Verifiable Intent is Mastercard’s cryptographic proof that an AI agent’s payment was authorized by a human principal. It establishes a signed, auditable chain from the human’s authorization decision to the agent’s execution — addressing the trust gap created when agents pay without real-time human involvement.
What is Mastercard Agent Pay?
Mastercard Agent Pay is a payment infrastructure product that enables AI agents to initiate payments on behalf of human principals. Verifiable Intent is its core trust mechanism. The first live end-to-end payment was completed with Santander in March 2026.
How does Verifiable Intent differ from traditional payment authorization?
Traditional authorization asks: does this account have funds and valid credentials? Verifiable Intent asks: did a human principal explicitly authorize this specific class of agent action? It adds an authorization-proof layer that traditional payment systems don’t have.
Why can’t existing payment systems handle AI agents without modification?
Every existing trust mechanism — PINs, push approvals, 3DS challenges — assumes a human is present at transaction time. AI agents break that assumption. Without a mechanism like Verifiable Intent, there’s no way to prove the human authorization chain when the agent acts hours or days later.
What does Verifiable Intent mean for developers?

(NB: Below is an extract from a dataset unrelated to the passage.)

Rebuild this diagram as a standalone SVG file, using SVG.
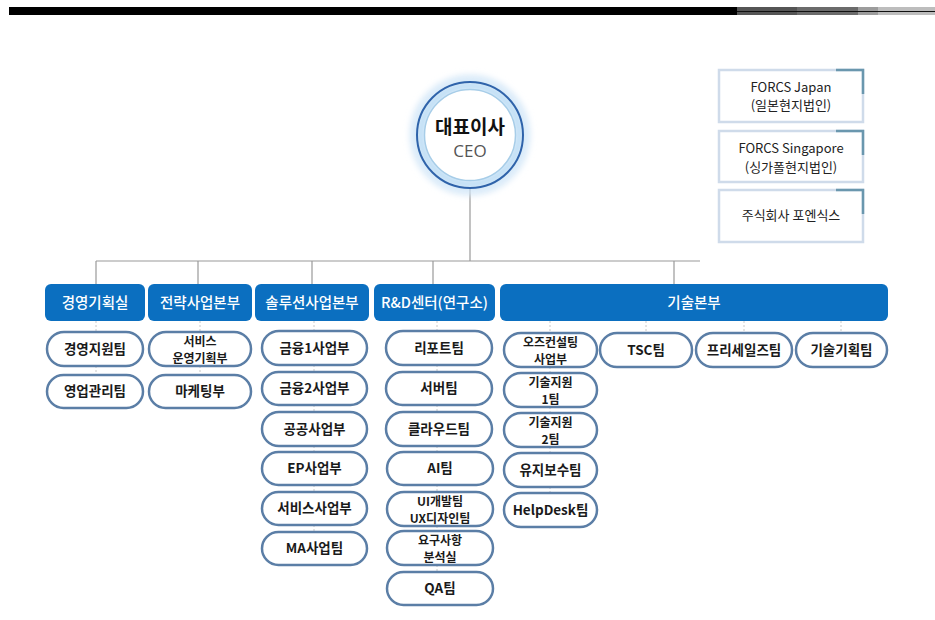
<svg xmlns="http://www.w3.org/2000/svg" width="935" height="620" viewBox="0 0 935 620">
<defs>
<style>
.hdr rect{fill:#0b6fc0}
.hdr text{fill:#fff;font-family:"Noto Sans CJK KR","Noto Sans",sans-serif;font-size:14.5px;font-weight:500;text-anchor:middle}
.pill rect{fill:#fff;stroke:#5b7ea6;stroke-width:2.5}
.pill text{fill:#1a1a1a;font-family:"Noto Sans CJK KR","Noto Sans",sans-serif;font-size:13.5px;font-weight:bold;text-anchor:middle}
.pill text.two{font-size:12px}
.sub rect{fill:#fff;stroke:#cfdbea;stroke-width:2.5}
.sub path{fill:none;stroke:#6a97ae;stroke-width:2.5}
.sub text{fill:#222;font-family:"Noto Sans CJK KR","Noto Sans",sans-serif;font-size:13px;text-anchor:middle}
.ln{stroke:#9a9a9a;stroke-width:1.2;fill:none}
.dl{stroke:#c8c8c8;stroke-width:1;stroke-dasharray:2 2;fill:none}
</style>
<filter id="blur" x="-20%" y="-20%" width="140%" height="140%"><feGaussianBlur stdDeviation="3"/></filter>
</defs>
<rect width="935" height="620" fill="#fff"/>
<g id="topbar">
<rect x="9" y="7" width="728" height="8" fill="#000"/>
<rect x="737" y="7" width="60" height="8" fill="#555"/>
<rect x="797" y="7" width="61" height="8" fill="#6b6b6b"/>
<rect x="858" y="7" width="20" height="8" fill="#9c9c9c"/>
<rect x="878" y="7" width="57" height="8" fill="#bdbdbd"/>
<line x1="737" y1="11.5" x2="935" y2="11.5" stroke="#111" stroke-width="1"/>
</g>
<g id="connectors">
<path class="ln" d="M470 188V261M96 261H700M96 261V284M198 261V284M312 261V284M433 261V284M674 261V284"/>
<path class="dl" d="M96 321V332M96 366V375M200 321V332M200 366V375M314 321V331M314 365V372M314 405V412M314 446V452M314 485V492M314 525V532M437 321V331M437 365V372M437 405V412M437 446V452M437 485V492M437 526V531M437 565V572M550 321V333M550 367V373M550 407V413M550 447V453M550 487V493M646 321V333M744 321V333M841 321V333"/>
</g>
<g id="ceo">
<circle cx="470" cy="135" r="57" fill="none" stroke="#d6e8f8" stroke-width="6" filter="url(#blur)"/>
<circle cx="470" cy="135" r="49" fill="none" stroke="#b8daf4" stroke-width="8" filter="url(#blur)"/>
<circle cx="470" cy="135" r="53" fill="none" stroke="#2f63aa" stroke-width="2"/>
<circle cx="470" cy="135" r="45.5" fill="#fff" stroke="#a7cde8" stroke-width="1.5"/>
<text x="470" y="134" text-anchor="middle" font-family="'Noto Sans CJK KR',sans-serif" font-size="19" font-weight="bold" fill="#111">대표이사</text>
<text x="470" y="157" text-anchor="middle" font-family="'Open Sans','Noto Sans',sans-serif" font-size="17" fill="#555">CEO</text>
</g>
<g id="japan" class="sub">
<rect x="719" y="70" width="144" height="52"/>
<path d="M836 70H863V94"/>
<text x="791" y="92">FORCS Japan</text>
<text x="791" y="110">(일본현지법인)</text>
</g>
<g id="singapore" class="sub">
<rect x="719" y="131" width="144" height="51"/>
<path d="M836 131H863V155"/>
<text x="791" y="153">FORCS Singapore</text>
<text x="791" y="172">(싱가폴현지법인)</text>
</g>
<g id="forensics" class="sub">
<rect x="719" y="190" width="144" height="52"/>
<path d="M836 190H863V214"/>
<text x="791" y="220">주식회사 포엔식스</text>
</g>
<g id="h1" class="hdr"><rect x="45" y="284" width="100" height="37" rx="6"/><text x="95" y="308">경영기획실</text></g>
<g id="h2" class="hdr"><rect x="148" y="284" width="104" height="37" rx="6"/><text x="200" y="308">전략사업본부</text></g>
<g id="h3" class="hdr"><rect x="255" y="284" width="114" height="37" rx="6"/><text x="312" y="308">솔루션사업본부</text></g>
<g id="h4" class="hdr"><rect x="374" y="284" width="121" height="37" rx="6"/><text x="434.5" y="308">R&amp;D센터(연구소)</text></g>
<g id="h5" class="hdr"><rect x="500" y="284" width="388" height="37" rx="6"/><text x="694" y="308">기술본부</text></g>
<g id="p1a" class="pill"><rect x="47" y="332" width="96" height="34" rx="17"/><text x="95" y="354">경영지원팀</text></g>
<g id="p1b" class="pill"><rect x="47" y="375" width="96" height="33" rx="16.5"/><text x="95" y="396">영업관리팀</text></g>
<g id="p2a" class="pill"><rect x="149" y="332" width="102" height="34" rx="17"/><text class="two" x="200" y="345.5">서비스</text><text class="two" x="200" y="363">운영기획부</text></g>
<g id="p2b" class="pill"><rect x="149" y="375" width="102" height="33" rx="16.5"/><text x="200" y="396">마케팅부</text></g>
<g id="p3a" class="pill"><rect x="262" y="331" width="105" height="34" rx="17"/><text x="314.5" y="353">금융1사업부</text></g>
<g id="p3b" class="pill"><rect x="262" y="372" width="105" height="33" rx="16.5"/><text x="314.5" y="393">금융2사업부</text></g>
<g id="p3c" class="pill"><rect x="262" y="412" width="105" height="34" rx="17"/><text x="314.5" y="434">공공사업부</text></g>
<g id="p3d" class="pill"><rect x="262" y="452" width="105" height="33" rx="16.5"/><text x="314.5" y="473">EP사업부</text></g>
<g id="p3e" class="pill"><rect x="262" y="492" width="105" height="33" rx="16.5"/><text x="314.5" y="513">서비스사업부</text></g>
<g id="p3f" class="pill"><rect x="262" y="532" width="105" height="33" rx="16.5"/><text x="314.5" y="553">MA사업팀</text></g>
<g id="p4a" class="pill"><rect x="386" y="331" width="106" height="34" rx="17"/><text x="439" y="353">리포트팀</text></g>
<g id="p4b" class="pill"><rect x="386" y="372" width="106" height="33" rx="16.5"/><text x="439" y="393">서버팀</text></g>
<g id="p4c" class="pill"><rect x="386" y="412" width="106" height="34" rx="17"/><text x="439" y="434">클라우드팀</text></g>
<g id="p4d" class="pill"><rect x="387" y="452" width="106" height="33" rx="16.5"/><text x="440" y="473">AI팀</text></g>
<g id="p4e" class="pill"><rect x="387" y="492" width="106" height="34" rx="17"/><text class="two" x="440" y="505.5">UI개발팀</text><text class="two" x="440" y="523">UX디자인팀</text></g>
<g id="p4f" class="pill"><rect x="387" y="531" width="106" height="34" rx="17"/><text class="two" x="440" y="544.5">요구사항</text><text class="two" x="440" y="562">분석실</text></g>
<g id="p4g" class="pill"><rect x="387" y="572" width="106" height="33" rx="16.5"/><text x="440" y="593">QA팀</text></g>
<g id="p5a" class="pill"><rect x="504" y="333" width="93" height="34" rx="17"/><text class="two" x="550.5" y="346.5">오즈컨설팅</text><text class="two" x="550.5" y="364">사업부</text></g>
<g id="p5b" class="pill"><rect x="504" y="373" width="93" height="34" rx="17"/><text class="two" x="550.5" y="386.5">기술지원</text><text class="two" x="550.5" y="404">1팀</text></g>
<g id="p5c" class="pill"><rect x="504" y="413" width="93" height="34" rx="17"/><text class="two" x="550.5" y="426.5">기술지원</text><text class="two" x="550.5" y="444">2팀</text></g>
<g id="p5d" class="pill"><rect x="504" y="453" width="93" height="34" rx="17"/><text x="550.5" y="475">유지보수팀</text></g>
<g id="p5e" class="pill"><rect x="504" y="493" width="93" height="34" rx="17"/><text x="550.5" y="515">HelpDesk팀</text></g>
<g id="p6" class="pill"><rect x="600" y="333" width="92" height="34" rx="17"/><text x="646" y="355">TSC팀</text></g>
<g id="p7" class="pill"><rect x="696" y="333" width="96" height="34" rx="17"/><text x="744" y="355">프리세일즈팀</text></g>
<g id="p8" class="pill"><rect x="796" y="333" width="91" height="34" rx="17"/><text x="841.5" y="355">기술기획팀</text></g>
</svg>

Agent authorization must be designed before deployment. The agent’s scope — what it can buy, at what amounts, in what categories — must be defined and signed by a human principal before the agent runs. “Give the agent a card and let it go” is architecturally incompatible with verifiable intent.
Is Verifiable Intent available to developers now?
Mastercard Agent Pay is live with selected banking partners as of March 2026. For most developers, the practical equivalent today is explicit authorization scope at agent setup combined with isolated, pre-funded credentials — the architectural principle is the same.